А теперь скажу то, что далеким от профессионального спорта людям может показаться кощунственным. Особенно, когда знают они, насколько укоротил последний загул футбольную и вообще жизнь Воронина. И все же своя логика в осуждаемых моралистами поступках Валерия была. Ему хотелось особой, необыкновенной жизни в паузах между тяжелыми матчами и обычно изнурительными тренировками, в которых он никогда себя не жалел.
«Однажды, — рассказывает Посуэлло, — мы вышли с Валерой откуда-то вечером, дождик накрапывает, скучно. Он говорит: «Давай махнем в Сочи. Окунемся в море — и назад…» В Сочи ранним утром пришли на рынок, рынок еще не работал, но Воронина узнали — продали ему фруктов и вина. Он угостил всех почитателей. Ему всегда хотелось нести с собою праздник…»
— 16—
До чемпионата мира в Лондоне оставался год. И государственного значения, вопреки советским привычкам, результату матча с бразильцами не придавали. Просто всем не терпелось взглянуть на Пеле.
Но Воронин своему поединку с объявленным королем футбола бразильцем не собирался придавать тренировочный характер. Он видел, очень возможно, в нем свой шанс на неофициальный титул.

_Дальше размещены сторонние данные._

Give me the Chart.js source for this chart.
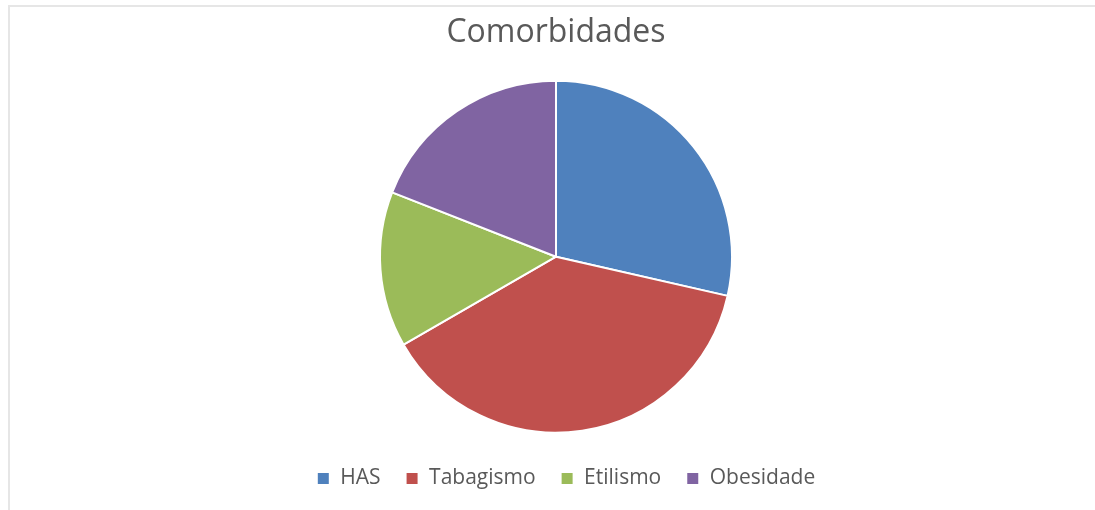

Упрекну ли я его в безоглядно завышенной самооценке? Ни в коем разе. Он ведь и не выше головы собирался прыгнуть. Он имел все основания верить в свой талант игрока обороны. И сугубо спортивный интерес испытывал к задаче выключить Пеле из игры — себя тем самым лишив маневренного в ней участия, чем привык уже дорожить. В плотной игре, в атлетической борьбе с неудержимым бразильцем он не представлял ничего невозможного для мастера класса, уважаемого им в себе.
Но ничего из задуманного им не получилось. Москва увидела Пеле — он, между прочим, провел едва ли не один из лучших в своей карьере матчей — и не заметила никого из противостоящих ему. Воронину, кстати, тренеры и не вменяли в обязанность «приклеиться» к форварду-легенде.